Donati ha acuñado el concepto de ciudadanía de la familia, que presenta la familia como una relación social, y no solamente como un lugar de afectos y sentimientos, o como la suma de una casa y un patrimonio. La familia es y sigue siendo la raíz de la sociedad. La expresión raíz de la sociedad es preciso comprenderla no según una analogía biológica, sino sociológica (Donati, 2013). Para ello es necesario recurrir a una razón relacional, y no únicamente a una razón técnica, instrumental o funcional. Esta razón es capaz de descubrir que la familia constituye el bien relacional primario del que depende la realización de la persona y de la sociedad.
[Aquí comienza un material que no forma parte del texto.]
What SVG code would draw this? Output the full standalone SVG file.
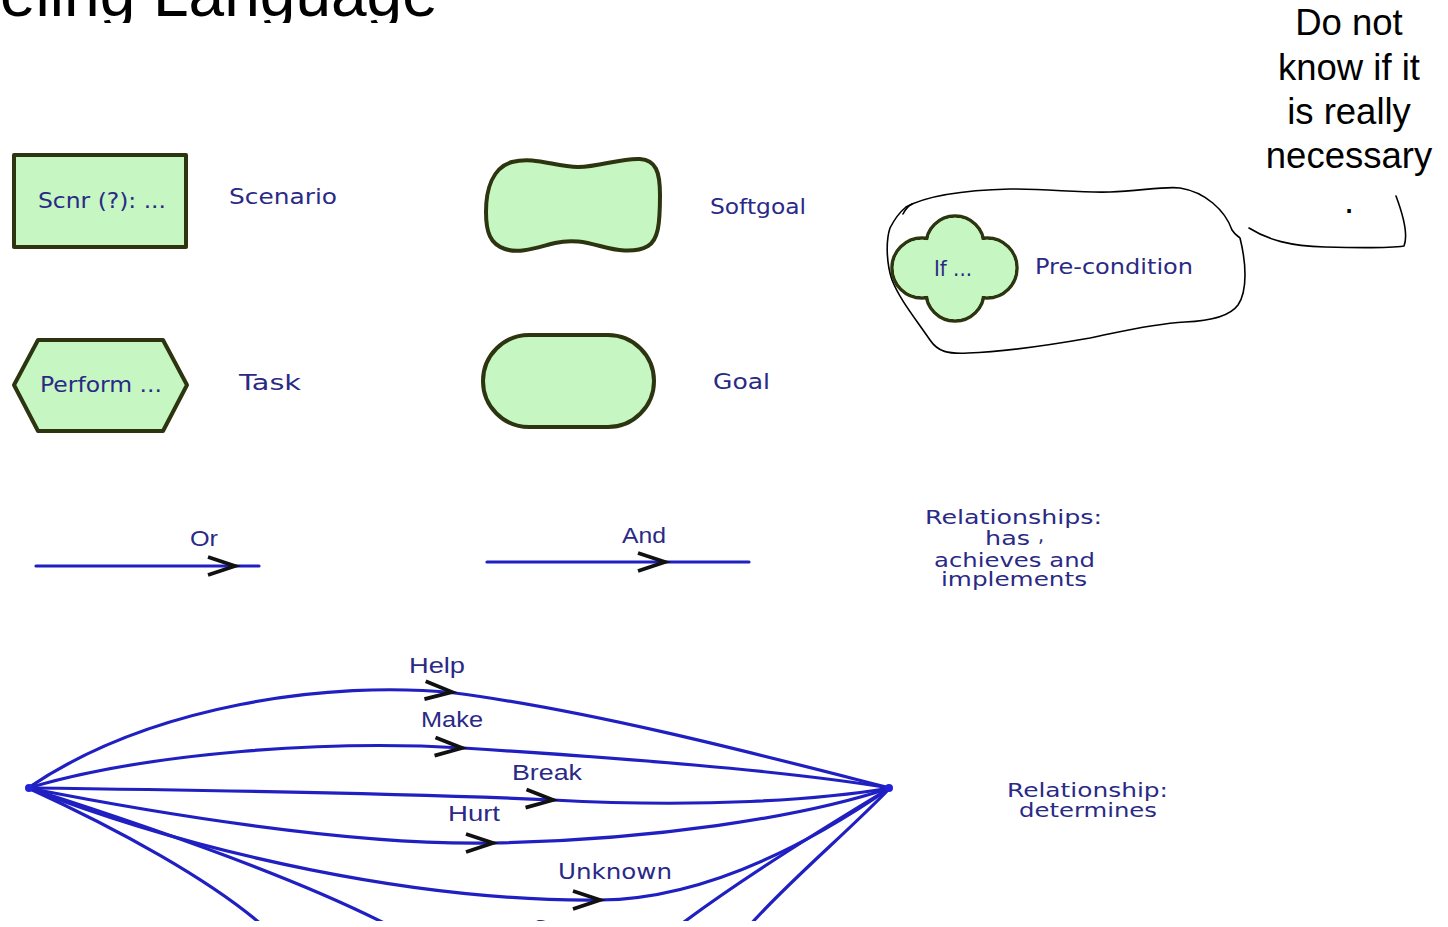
<svg xmlns="http://www.w3.org/2000/svg" width="1448" height="927" viewBox="0 0 1448 927">
  <style>
    .lbl { font-family: "DejaVu Sans", "Liberation Sans", sans-serif; font-size: 21px; fill: #2a2a86; }
    .cap { font-family: "DejaVu Sans", "Liberation Sans", sans-serif; font-size: 19px; fill: #2a2a86; }
    .cond { font-family: "Liberation Sans Narrow", "Liberation Sans", sans-serif; font-size: 22px; fill: #2a2a86; }
    .shape { fill: #c6f6c2; stroke: #2c3510; stroke-width: 4; stroke-linejoin: round; }
    .link { fill: none; stroke: #2020c2; stroke-width: 3.2; stroke-linecap: round; }
    .chev { fill: none; stroke: #111111; stroke-width: 3.8; stroke-linecap: butt; stroke-linejoin: miter; }
    .ink { fill: none; stroke: #000000; stroke-width: 1.6; stroke-linecap: round; stroke-linejoin: round; }
    .note { font-family: "Liberation Sans", Arial, sans-serif; font-size: 36.5px; fill: #000000; text-anchor: middle; }
  </style>
  <defs>
    <clipPath id="topclip"><rect x="0" y="0" width="1448" height="23"/></clipPath>
    <clipPath id="botclip"><rect x="0" y="0" width="1448" height="921"/></clipPath>
    <path id="chevron" d="M -27,-9 L 0,0 L -27,9"/>
  </defs>

  <rect x="0" y="0" width="1448" height="927" fill="#ffffff"/>

  <!-- slide title, cut off at the top edge -->
  <g id="title" clip-path="url(#topclip)">
    <text x="0" y="16" font-family="Liberation Sans, Arial, sans-serif" font-size="64" fill="#000000">eling Language</text>
  </g>

  <!-- handwritten remark -->
  <g id="note">
    <text class="note" x="1349" y="35">Do not</text>
    <text class="note" x="1349" y="80">know if it</text>
    <text class="note" x="1349" y="124">is really</text>
    <text class="note" x="1349" y="168">necessary</text>
    <text class="note" x="1349" y="213">.</text>
    <path class="ink" d="M 1249,228 C 1268,240 1290,246 1325,247 C 1360,248 1390,248 1404,246 C 1408,236 1405,220 1396,196"/>
  </g>

  <!-- hand-drawn loop round the pre-condition -->
  <g id="loop">
    <path class="ink" d="M 906,207 C 930,194 970,190 1010,189 C 1050,189 1080,193 1110,192 C 1140,191 1165,186 1180,188 C 1205,192 1225,210 1232,230 C 1236,236 1238,236 1240,238 C 1246,262 1248,290 1238,305 C 1230,316 1210,321 1185,322 C 1150,324 1120,332 1090,338 C 1050,345 1000,352 968,353 C 948,354 938,352 930,340 C 915,318 900,300 892,280 C 886,262 886,240 890,228 C 895,218 900,212 906,207 Z"/>
    <path class="ink" d="M 903,214 C 905,210 908,206 912,204"/>
  </g>

  <!-- Scenario -->
  <g id="scenario">
    <rect class="shape" x="14" y="155" width="172" height="92" stroke-width="4.5"/>
    <text class="lbl" x="38" y="208" textLength="128" lengthAdjust="spacingAndGlyphs">Scnr (?): ...</text>
    <text class="lbl" x="229" y="204" textLength="108" lengthAdjust="spacingAndGlyphs">Scenario</text>
  </g>

  <!-- Task -->
  <g id="task">
    <polygon class="shape" stroke-width="3" points="14,385 38,340 163,340 187,385 163,431 38,431"/>
    <text class="lbl" x="40" y="392" textLength="122" lengthAdjust="spacingAndGlyphs">Perform ...</text>
    <text class="lbl" x="239" y="390" textLength="62" lengthAdjust="spacingAndGlyphs">Task</text>
  </g>

  <!-- Softgoal -->
  <g id="softgoal">
    <path class="shape" d="M 512,162 C 535,156 555,167 578,167 C 600,167 620,158 640,159 C 656,160 660,172 660,195 C 660,225 658,240 648,246 C 634,254 615,250 600,246 C 585,242 572,239 555,243 C 538,247 520,254 505,249 C 490,244 486,232 486,212 C 486,190 492,168 512,162 Z"/>
    <text class="lbl" x="710" y="214" textLength="96" lengthAdjust="spacingAndGlyphs">Softgoal</text>
  </g>

  <!-- Goal -->
  <g id="goal">
    <rect class="shape" x="483" y="335" width="171" height="92" rx="46" ry="46"/>
    <text class="lbl" x="713" y="389" textLength="57" lengthAdjust="spacingAndGlyphs">Goal</text>
  </g>

  <!-- Pre-condition -->
  <g id="precondition">
    <g fill="#c6f6c2" stroke="#2c3510" stroke-width="3.5">
      <circle cx="955" cy="245" r="29"/>
      <circle cx="955" cy="292" r="29"/>
      <circle cx="922" cy="268" r="30"/>
      <circle cx="987" cy="268" r="30"/>
    </g>
    <g fill="#c6f6c2">
      <circle cx="955" cy="245" r="27.3"/>
      <circle cx="955" cy="292" r="27.3"/>
      <circle cx="922" cy="268" r="28.3"/>
      <circle cx="987" cy="268" r="28.3"/>
    </g>
    <text class="lbl" x="934" y="276" textLength="38" lengthAdjust="spacingAndGlyphs">If ...</text>
    <text class="lbl" x="1035" y="274" textLength="158" lengthAdjust="spacingAndGlyphs">Pre-condition</text>
  </g>

  <!-- relationship captions -->
  <g id="captions">
    <text class="cap" x="925" y="524" textLength="177" lengthAdjust="spacingAndGlyphs">Relationships:</text>
    <text class="cap" x="985" y="545" textLength="45" lengthAdjust="spacingAndGlyphs">has</text>
    <text class="cap" x="1038" y="542" font-size="9">,</text>
    <text class="cap" x="934" y="567" textLength="161" lengthAdjust="spacingAndGlyphs">achieves and</text>
    <text class="cap" x="941" y="586" textLength="146" lengthAdjust="spacingAndGlyphs">implements</text>
    <text class="cap" x="1007" y="797" textLength="161" lengthAdjust="spacingAndGlyphs">Relationship:</text>
    <text class="cap" x="1019" y="817" textLength="138" lengthAdjust="spacingAndGlyphs">determines</text>
  </g>

  <!-- connectors -->
  <g id="connectors">
    <!-- Or / And decompositions -->
    <line class="link" x1="36" y1="566" x2="259" y2="566"/>
    <use href="#chevron" class="chev" transform="translate(235,566)"/>
    <text class="cond" x="190" y="546" textLength="28" lengthAdjust="spacingAndGlyphs">Or</text>

    <line class="link" x1="487" y1="562" x2="749" y2="562"/>
    <use href="#chevron" class="chev" transform="translate(665,562)"/>
    <text class="cond" x="622" y="543" textLength="44" lengthAdjust="spacingAndGlyphs">And</text>

    <!-- contribution fan -->
    <g clip-path="url(#botclip)">
      <path class="link" d="M 28,788 C 150,705 330,680 455,693 C 600,712 780,760 890,788"/>
      <path class="link" d="M 28,788 C 150,752 330,740 463,748 C 620,758 780,770 890,788"/>
      <path class="link" d="M 28,788 C 200,790 400,793 553,800 C 700,808 820,800 890,788"/>
      <path class="link" d="M 28,788 C 150,812 350,846 493,843 C 650,840 800,818 890,788"/>
      <path class="link" d="M 28,788 C 200,855 420,902 600,900 C 700,899 800,850 890,788"/>
      <path class="link" d="M 28,788 C 160,830 300,880 388,925"/>
      <path class="link" d="M 28,788 C 120,830 210,880 262,925"/>
      <path class="link" d="M 890,788 C 820,830 740,880 680,925"/>
      <path class="link" d="M 890,788 C 850,830 790,880 750,925"/>
      <circle cx="29" cy="788" r="4" fill="#2222d8"/>
      <circle cx="889" cy="788" r="4" fill="#2222d8"/>

      <use href="#chevron" class="chev" transform="translate(452,692) rotate(4)"/>
      <use href="#chevron" class="chev" transform="translate(462,748) rotate(3)"/>
      <use href="#chevron" class="chev" transform="translate(553,800) rotate(3)"/>
      <use href="#chevron" class="chev" transform="translate(493,843) rotate(0)"/>
      <use href="#chevron" class="chev" transform="translate(600,900) rotate(0)"/>

      <text class="cond" x="409" y="673" textLength="56" lengthAdjust="spacingAndGlyphs">Help</text>
      <text class="cond" x="421" y="727" textLength="62" lengthAdjust="spacingAndGlyphs">Make</text>
      <text class="cond" x="512" y="780" textLength="70" lengthAdjust="spacingAndGlyphs">Break</text>
      <text class="cond" x="448" y="821" textLength="52" lengthAdjust="spacingAndGlyphs">Hurt</text>
      <text class="lbl" x="558" y="879" textLength="114" lengthAdjust="spacingAndGlyphs">Unknown</text>
      <text class="lbl" x="533" y="936" textLength="88" lengthAdjust="spacingAndGlyphs">Some +</text>
    </g>
  </g>
</svg>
[1] Ninguna familia es una isla.
[2] El niño o joven con relaciones familiares estables capta los contenidos curriculares mejor que aquellos que viven en la ruptura familiar. Pero a la escuela se le pide que también enseñe el valor de la solidaridad, de la generosidad, de la cooperación, que en realidad sólo se adquieren en el seno del amor. Pero lo institucional no puede dar amor. Sólo en la familia se adquiere un profundo sentido del amor.
[3] Donati ha acuñado el concepto de ciudadanía de la familia, que presenta la familia como una relación social, y no solamente como un lugar de afectos y sentimientos, o como la suma de una casa y un patrimonio. La familia es y sigue siendo la raíz de la sociedad. La expresión raíz de la sociedad es preciso comprenderla no según una analogía biológica, sino sociológica (Donati, 2013). Para ello es necesario recurrir a una razón relacional, y no únicamente a una razón técnica, instrumental o funcional. Esta razón es capaz de descubrir que la familia constituye el bien relacional primario del que depende la realización de la persona y de la sociedad.
[4] Cuando se reclama “el derecho a tener hijos”, se están considerando a las personas como productos. Cuando se alquilan los vientres para la gestación, se están considerando a las personas como productos. Cuando se conforman bancos de esperma para su venta, se están considerando a las personas como productos.